Dr. Jennifer Cho Contributes Article to Special Issue of Women's Quarterly

Dr. Jennifer Cho, AAST Senior Lecturer, contributed an article to the special issue of Women's Quarterly (WSQ). Since 1972 WSQ has been an interdisciplinary forum for the exchange of emerging perspectives on women, gender, and sexuality. Its thematic, special issues combine psychoanalytic, legal, queer, cultural, technological, and historical work to present the most exciting new scholarship on ideas that engage popular and academic readers alike. The general editors of this peer-reviewed, biannual journal are Victoria Pitts-Taylor and Talia Schaffer at The Graduate Center, CUNY.
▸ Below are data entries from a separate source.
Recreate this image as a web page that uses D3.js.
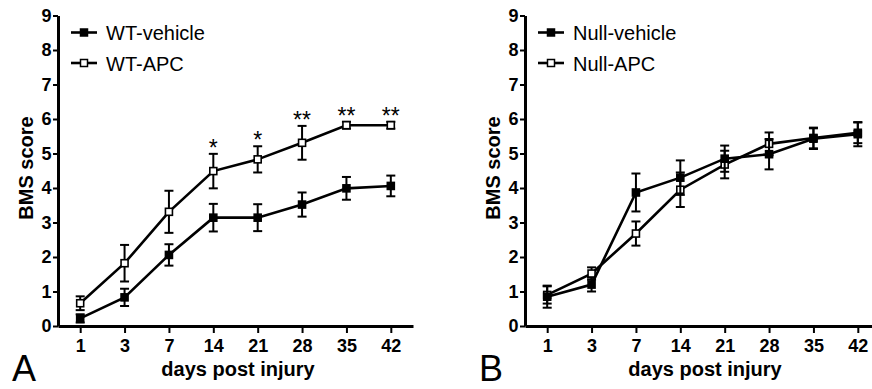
<!DOCTYPE html>
<html>
<head>
<meta charset="utf-8">
<script src="https://cdn.jsdelivr.net/npm/d3@7"></script>
<style>
  body { margin: 0; background: #fff; }
  svg { display: block; font-family: "Liberation Sans", Arial, sans-serif; }
</style>
</head>
<body>
<div id="chart"></div>
<script>
var days = ["1", "3", "7", "14", "21", "28", "35", "42"];
var yTicks = [0, 1, 2, 3, 4, 5, 6, 7, 8, 9];

var wtVehicle = [0.22, 0.83, 2.06, 3.14, 3.14, 3.52, 3.99, 4.06];
var wtVehicleErr = [0.12, 0.25, 0.31, 0.4, 0.39, 0.35, 0.33, 0.3];
var wtApc = [0.66, 1.82, 3.31, 4.49, 4.83, 5.31, 5.82, 5.82];
var wtApcErr = [0.2, 0.53, 0.61, 0.5, 0.38, 0.49, 0.1, 0.1];
var wtStars = ["", "", "", "*", "*", "**", "**", "**"];

var nullVehicle = [0.85, 1.2, 3.87, 4.3, 4.85, 4.98, 5.43, 5.56];
var nullVehicleErr = [0.32, 0.2, 0.55, 0.5, 0.38, 0.44, 0.3, 0.35];
var nullApc = [0.9, 1.52, 2.68, 3.95, 4.68, 5.28, 5.45, 5.6];
var nullApcErr = [0.25, 0.18, 0.35, 0.5, 0.4, 0.33, 0.3, 0.3];

var svgWidth = 872;
var svgHeight = 389;

var svg = d3.select("#chart")
  .append("svg")
  .attr("width", svgWidth)
  .attr("height", svgHeight);

function drawPanel(opts) {
  var left = opts.left;
  var g = svg.append("g");

  var xScale = d3.scalePoint()
    .domain(days)
    .range([left, left + 355])
    .padding(0.5);
  var yScale = d3.scaleLinear()
    .domain([0, 9])
    .range([326, 15.5]);

  // series: draw APC first so vehicle sits on top where they overlap
  opts.series.forEach(function(s) {
    var pts = days.map(function(d, i) {
      return { day: d, v: s.values[i], e: s.errs[i] };
    });

    var eb = g.append("g");
    eb.selectAll("line.v").data(pts).enter().append("line")
      .attr("x1", d => xScale(d.day)).attr("x2", d => xScale(d.day))
      .attr("y1", d => yScale(d.v + d.e)).attr("y2", d => yScale(d.v - d.e))
      .attr("stroke", "#000").attr("stroke-width", 2);
    [1, -1].forEach(function(sign) {
      eb.selectAll("line.c" + sign).data(pts).enter().append("line")
        .attr("x1", d => xScale(d.day) - 4.5).attr("x2", d => xScale(d.day) + 4.5)
        .attr("y1", d => yScale(d.v + sign * d.e)).attr("y2", d => yScale(d.v + sign * d.e))
        .attr("stroke", "#000").attr("stroke-width", 2);
    });

    var line = d3.line().x(d => xScale(d.day)).y(d => yScale(d.v));
    g.append("path").datum(pts)
      .attr("d", line)
      .attr("fill", "none")
      .attr("stroke", "#000")
      .attr("stroke-width", 2.6);

    g.selectAll(null).data(pts).enter().append("rect")
      .attr("x", d => xScale(d.day) - 3.5)
      .attr("y", d => yScale(d.v) - 3.5)
      .attr("width", 7).attr("height", 7)
      .attr("fill", s.filled ? "#000" : "#fff")
      .attr("stroke", "#000")
      .attr("stroke-width", 1.6);

    if (s.stars) {
      g.selectAll(null).data(pts).enter().append("text")
        .attr("x", d => xScale(d.day))
        .attr("y", d => yScale(d.v + d.e) + 2)
        .attr("text-anchor", "middle")
        .attr("font-size", "23px")
        .text((d, i) => s.stars[i]);
    }
  });

  var xAxis = d3.axisBottom(xScale).tickSize(7).tickPadding(6).tickSizeOuter(0);
  var yAxis = d3.axisLeft(yScale).tickValues(yTicks).tickSize(5).tickPadding(1.5).tickSizeOuter(0);

  var xg = g.append("g").attr("transform", "translate(0,326)").call(xAxis);
  var yg = g.append("g").attr("transform", `translate(${left},0)`).call(yAxis);
  [xg, yg].forEach(function(a) {
    a.select(".domain").attr("stroke", "#000").attr("stroke-width", 3);
    a.selectAll(".tick line").attr("stroke", "#000").attr("stroke-width", 2);
    a.selectAll(".tick text")
      .attr("fill", "#000")
      .attr("font-size", "18px")
      .attr("font-weight", "bold")
      .attr("font-family", "'Liberation Sans', Arial, sans-serif");
  });

  g.append("text")
    .attr("transform", `translate(${left - 25},${168}) rotate(-90)`)
    .attr("text-anchor", "middle")
    .attr("font-size", "20px")
    .attr("font-weight", "bold")
    .text("BMS score");

  g.append("text")
    .attr("x", left + 180)
    .attr("y", 376)
    .attr("text-anchor", "middle")
    .attr("font-size", "20px")
    .attr("font-weight", "bold")
    .text("days post injury");

  g.append("text")
    .attr("x", opts.letterX)
    .attr("y", 381)
    .attr("font-size", "36px")
    .text(opts.letter);

  // legend
  var leg = g.append("g").attr("transform", `translate(${left + 13},0)`);
  opts.legend.forEach(function(item, i) {
    var cy = 32.5 + i * 30.5;
    leg.append("line")
      .attr("x1", 0).attr("x2", 26)
      .attr("y1", cy).attr("y2", cy)
      .attr("stroke", "#000").attr("stroke-width", 2.6);
    leg.append("rect")
      .attr("x", 9.5).attr("y", cy - 3.5).attr("width", 7).attr("height", 7)
      .attr("fill", item.filled ? "#000" : "#fff")
      .attr("stroke", "#000").attr("stroke-width", 1.5);
    leg.append("text")
      .attr("x", 35)
      .attr("y", cy + 7.5)
      .attr("font-size", "20px")
      .text(item.name);
  });
}

drawPanel({
  left: 58,
  letter: "A",
  letterX: 12,
  series: [
    { values: wtApc, errs: wtApcErr, filled: false, stars: wtStars },
    { values: wtVehicle, errs: wtVehicleErr, filled: true }
  ],
  legend: [{ name: "WT-vehicle", filled: true }, { name: "WT-APC", filled: false }]
});

drawPanel({
  left: 525,
  letter: "B",
  letterX: 479,
  series: [
    { values: nullApc, errs: nullApcErr, filled: false },
    { values: nullVehicle, errs: nullVehicleErr, filled: true }
  ],
  legend: [{ name: "Null-vehicle", filled: true }, { name: "Null-APC", filled: false }]
});
</script>
</body>
</html>
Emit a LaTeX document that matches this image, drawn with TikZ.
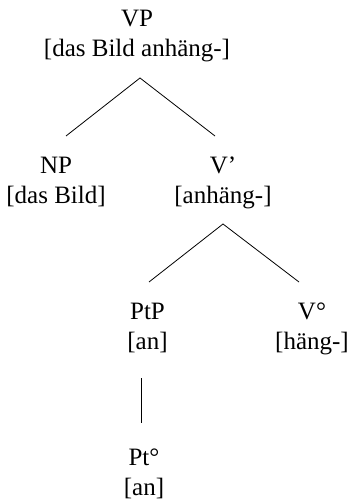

Dr. Cho’s article is titled “The Kiss and the Cut”: Reassembling the Techno-Orientalist Clone through Multispecies Grief and Intimacy in Larissa Lai’s The Tiger Flu.’ This article queries the revision of techno-Orientalist tropes in Larissa Lai’s 2018 novel The Tiger Flu, focusing primarily on how Lai repossesses the figure of the Asian female clone and imagines her as a formidable site of radical feminist, decolonial, and anti-capitalist knowledge in a time of planetary erosion and pandemic. Dr. Cho posits that Lai breaks the lineage of techno-Orientalist formations through the survivalist impulses of the Grist Sisters, a species of bioengineered clone factory workers, who move towards abolition from capitalism and compulsory heterosexuality by developing autonomous practices of reproduction, organ transplantation, and inter-generational storytelling. Through the Grist Sisters’ physical and symbolic acts of interdependent reliance and survival, Lai forges multispecies intimacies and embodiments as exertions of a radical politics of care that includes Asian American “women.” Further, Lai’s future world-building centers the multispecies grief of the Grist Sisters as a potent expression of feminist solidarity.